Upon the insistence of the journalist, Ramid will finally gave in. “Listen, we are in Morocco, if we keep talking about [homosexuality] we will give them value. [They’re] trash.” The minister used the insulting Arabic term “Awsakh,” which can be translated as “trash,” “scum,” or “vermin.”
Ramid’s statement sparked the outrage of many NGOs and human rights associations that addressed a petition to the head of government compelling him to take action against Ramid. On social media, the outlash was even fiercer, with many internet users not shying away from accusing Ramid of homophobia and hate speech against a sexual minority.
Under the media and public pressure, Ramid decided to come out with a response.

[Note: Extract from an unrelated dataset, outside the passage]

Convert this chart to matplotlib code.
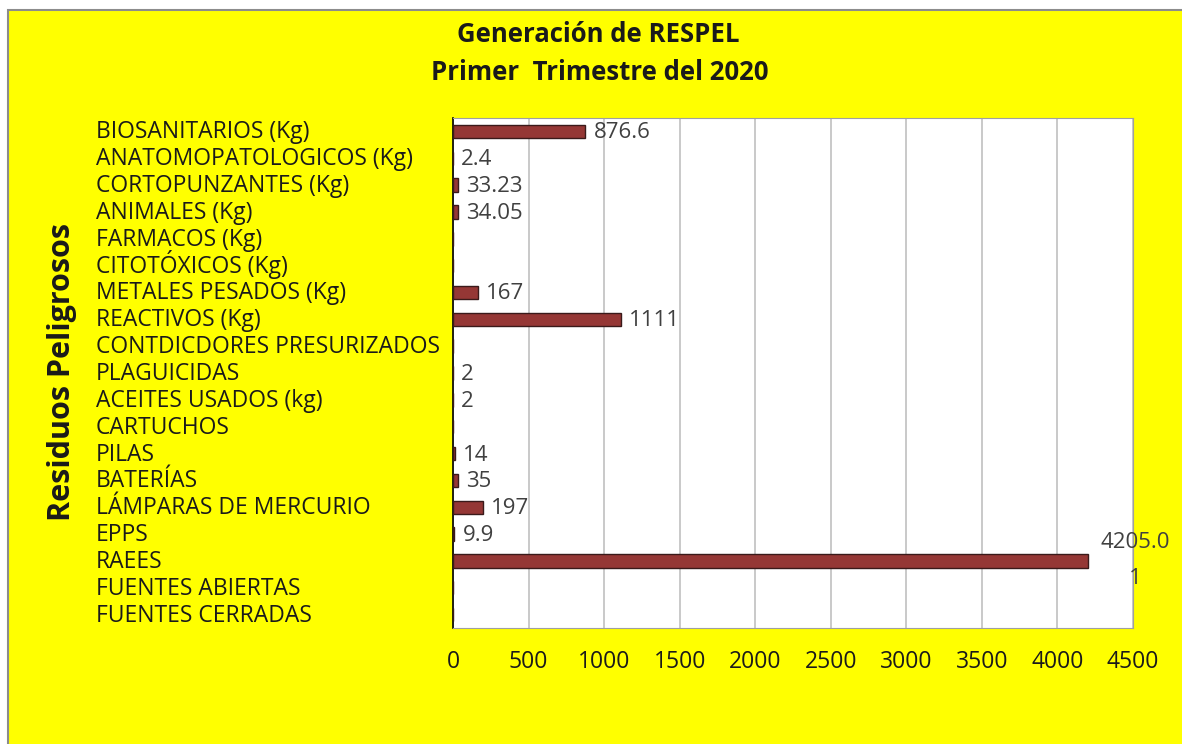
import numpy as np
import matplotlib.pyplot as plt
from matplotlib.patches import Rectangle
from matplotlib.transforms import blended_transform_factory, offset_copy

categories = [
    "BIOSANITARIOS (Kg)", "ANATOMOPATOLOGICOS (Kg)", "CORTOPUNZANTES (Kg)",
    "ANIMALES (Kg)", "FARMACOS (Kg)", "CITOTÓXICOS (Kg)", "METALES PESADOS (Kg)",
    "REACTIVOS (Kg)", "CONTDICDORES PRESURIZADOS", "PLAGUICIDAS",
    "ACEITES USADOS (kg)", "CARTUCHOS", "PILAS", "BATERÍAS",
    "LÁMPARAS DE MERCURIO", "EPPS", "RAEES", "FUENTES ABIERTAS", "FUENTES CERRADAS",
]
values = [876.6, 2.4, 33.23, 34.05, 0, 0, 167, 1111, 0, 2, 2, 0, 14, 35, 197, 9.9, 4205.01, 0, 0]
value_labels = ["876.6", "2.4", "33.23", "34.05", "", "", "167", "1111", "", "2", "2", "",
                "14", "35", "197", "9.9", "4205.0\n1", "", ""]
xticks = [0, 500, 1000, 1500, 2000, 2500, 3000, 3500, 4000, 4500]

FONT = "Open Sans"
W, H = 1182, 744

fig = plt.figure(figsize=(W / 100, H / 100), dpi=100, facecolor="white")
# yellow chart area with thin gray border
bg = Rectangle((8 / W, -0.01), 1, 1 - 10 / H + 0.01, transform=fig.transFigure,
               facecolor="#ffff00", edgecolor="#8c8c8c", linewidth=1.5, zorder=-10)
fig.patches.append(bg)

ax = fig.add_axes([453 / W, 1 - 628 / H, (1133 - 453) / W, (628 - 118) / H])
ax.set_zorder(1)
ax.set_facecolor("white")

y = np.arange(len(categories))
ax.barh(y, values, height=0.5, color="#953735", edgecolor="#3a1a1a", linewidth=1.0, zorder=3)
ax.set_ylim(len(categories) - 0.5, -0.5)
ax.set_xlim(0, 4500)
ax.set_xticks(xticks)
ax.set_xticklabels([str(t) for t in xticks], fontname=FONT, fontsize=16.5, color="#1a1a1a")
ax.tick_params(axis="x", length=0, pad=16)
ax.set_yticks([])
ax.grid(axis="x", color="#c0c0c0", linewidth=1.2, zorder=0)
for s in ax.spines.values():
    s.set_color("#a0a0a0")
ax.spines["left"].set_color("black")
ax.spines["left"].set_linewidth(1.2)

# category labels, left aligned, baseline a bit below the bar centre
trans = offset_copy(blended_transform_factory(fig.transFigure, ax.transData),
                    fig=fig, x=0, y=-7, units="dots")
for i, c in enumerate(categories):
    ax.text(96 / W, i, c, transform=trans, ha="left", va="baseline",
            fontname=FONT, fontsize=16.5, color="#1a1a1a", clip_on=False)

# data labels
for i, (v, lab) in enumerate(zip(values, value_labels)):
    if not lab:
        continue
    if "\n" in lab:
        tr = offset_copy(ax.transData, fig=fig, x=47, y=0, units="dots")
        ax.text(v, i, lab, transform=tr, ha="center", va="center", fontname=FONT,
                fontsize=16, color="#404040", linespacing=1.95, clip_on=False)
    else:
        tr = offset_copy(ax.transData, fig=fig, x=8, y=-7, units="dots")
        ax.text(v, i, lab, transform=tr, ha="left", va="baseline", fontname=FONT,
                fontsize=16, color="#404040", clip_on=False)

fig.text(598 / W, 1 - 35 / H, "Generación de RESPEL", ha="center", va="center",
         fontname=FONT, fontsize=18.5, fontweight="bold", color="#1a1a1a")
fig.text(600 / W, 1 - 72 / H, "Primer  Trimestre del 2020", ha="center", va="center",
         fontname=FONT, fontsize=18.5, fontweight="bold", color="#1a1a1a")
fig.text(62 / W, 1 - 372 / H, "Residuos Peligrosos", ha="center", va="center", rotation=90,
         fontname=FONT, fontsize=22, fontweight="bold", color="#1a1a1a")

fig.savefig("out.png", dpi=100, facecolor=fig.get_facecolor())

For the minister in charge of human rights, his comments on homosexuality were based on “the kingdom’s constitution and its laws and the international conventions it has signed,” as well as the “national consensus,” which “only the perverts deviate from.”
Based on this legal and social framework, Ramid writes that “sexual perversion [referring to homosexuality] stays a crime punishable by the Moroccan legislation, and one that disgusts the public opinion.”

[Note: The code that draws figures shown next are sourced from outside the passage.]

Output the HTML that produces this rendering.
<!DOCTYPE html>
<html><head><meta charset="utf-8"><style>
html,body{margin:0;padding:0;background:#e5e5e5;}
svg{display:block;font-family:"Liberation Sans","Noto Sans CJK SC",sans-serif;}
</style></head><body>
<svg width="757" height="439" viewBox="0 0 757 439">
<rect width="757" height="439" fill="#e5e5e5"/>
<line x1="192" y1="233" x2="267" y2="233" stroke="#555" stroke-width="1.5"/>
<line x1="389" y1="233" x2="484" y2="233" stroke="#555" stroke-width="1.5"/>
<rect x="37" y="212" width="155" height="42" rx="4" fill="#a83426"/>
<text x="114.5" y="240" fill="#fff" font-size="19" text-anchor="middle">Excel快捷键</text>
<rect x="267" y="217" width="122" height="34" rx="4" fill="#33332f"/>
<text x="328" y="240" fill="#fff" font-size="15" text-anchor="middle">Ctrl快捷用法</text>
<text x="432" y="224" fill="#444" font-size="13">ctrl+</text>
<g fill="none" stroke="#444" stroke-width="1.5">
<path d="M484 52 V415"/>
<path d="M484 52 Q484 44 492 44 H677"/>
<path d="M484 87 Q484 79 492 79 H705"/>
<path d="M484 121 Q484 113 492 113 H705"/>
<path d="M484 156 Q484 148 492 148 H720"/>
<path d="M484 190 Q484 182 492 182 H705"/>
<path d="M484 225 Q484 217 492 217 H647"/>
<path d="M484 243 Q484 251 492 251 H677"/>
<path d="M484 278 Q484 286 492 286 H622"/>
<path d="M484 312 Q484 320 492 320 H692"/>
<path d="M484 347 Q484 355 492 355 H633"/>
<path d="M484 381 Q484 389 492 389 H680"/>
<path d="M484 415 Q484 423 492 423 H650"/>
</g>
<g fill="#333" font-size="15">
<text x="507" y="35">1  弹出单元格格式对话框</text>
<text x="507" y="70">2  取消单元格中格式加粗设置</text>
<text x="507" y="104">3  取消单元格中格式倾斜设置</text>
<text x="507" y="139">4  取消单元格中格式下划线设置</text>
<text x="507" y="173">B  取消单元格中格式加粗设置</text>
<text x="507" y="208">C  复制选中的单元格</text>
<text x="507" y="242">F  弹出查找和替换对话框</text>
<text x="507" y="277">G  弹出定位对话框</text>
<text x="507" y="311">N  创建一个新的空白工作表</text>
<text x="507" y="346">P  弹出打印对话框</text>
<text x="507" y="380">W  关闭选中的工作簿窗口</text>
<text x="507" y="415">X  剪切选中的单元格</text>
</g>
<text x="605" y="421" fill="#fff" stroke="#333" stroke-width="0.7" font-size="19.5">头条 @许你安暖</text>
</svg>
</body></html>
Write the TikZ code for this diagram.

“And let everyone know that the Moroccan government has made its position clear in its response to the recommendations of the United Nations Human Rights Council’s Universal Periodic Review, as it categorically and unequivocally refuses to decriminalize sexual perversion [referring to homosexuality]. But at the same time, [it] refuses any kind of discrimination against any citizen, no matter their conditions,” Ramid continues.
“If I have said that sexual perversion [referring to homosexuality] is filth or obscenity, it is only to describe certain actions and behaviors, and the terms do not necessarily apply to people no matter their orientation may be.”
For Ramid, “it is clear then, that those who opposed me were blinded by their disagreement and drunken with their hatred.”
Aziz Idamine, head of the Moroccan Rights and Freedoms Youth Center, told Morocco World News that Ramid’s use of these “degrading terms against a minority in Morocco is nothing new to the vocabulary of the minister; he already called journalists ‘traitors’ once and described human rights activists as ‘hateful’.”
Idamine has three remarks to deliver about the minister’s response. The first, is that “Ramid thinks that being a minister of state of all Moroccans is the same thing as being the leader of a small community or political party.”
Second, Ramid’s “insistence on using the term ‘trash’ to describe a Moroccan minority, whether we adhere to the latter or not, proves how saturated the minister is by a narrow and close-minded interpretation of Islamic thought.
Idamine goes on to explain that “what the minister is wording through his statement are readings and interpretations of the Islamic texts and the constitution through the political perspective of the Justice and Development Party, and not those agreed upon by all Moroccans.”
Finally, Idamine believes that Ramid is overstepping his jurisdiction. “The exegesis of a religious text is the specialty of Morocco’s High Council of Religious Affairs, [and] as for the explanation and interpretation of the constitution, it falls under the mandate of the constitutional court.”
“As for the international conventions Moroccan had signed and agreed upon,” continues Idamine, “it is publically known that the human rights movements in Morocco are seeking to reform the penal code in several areas, to abolish any violation of individual freedoms.”
For the activist, “the minister has every right to hold on onto the legal jurisdiction that criminalize homosexuality, but he has absolutely no right to call homosexuals ‘trash’.”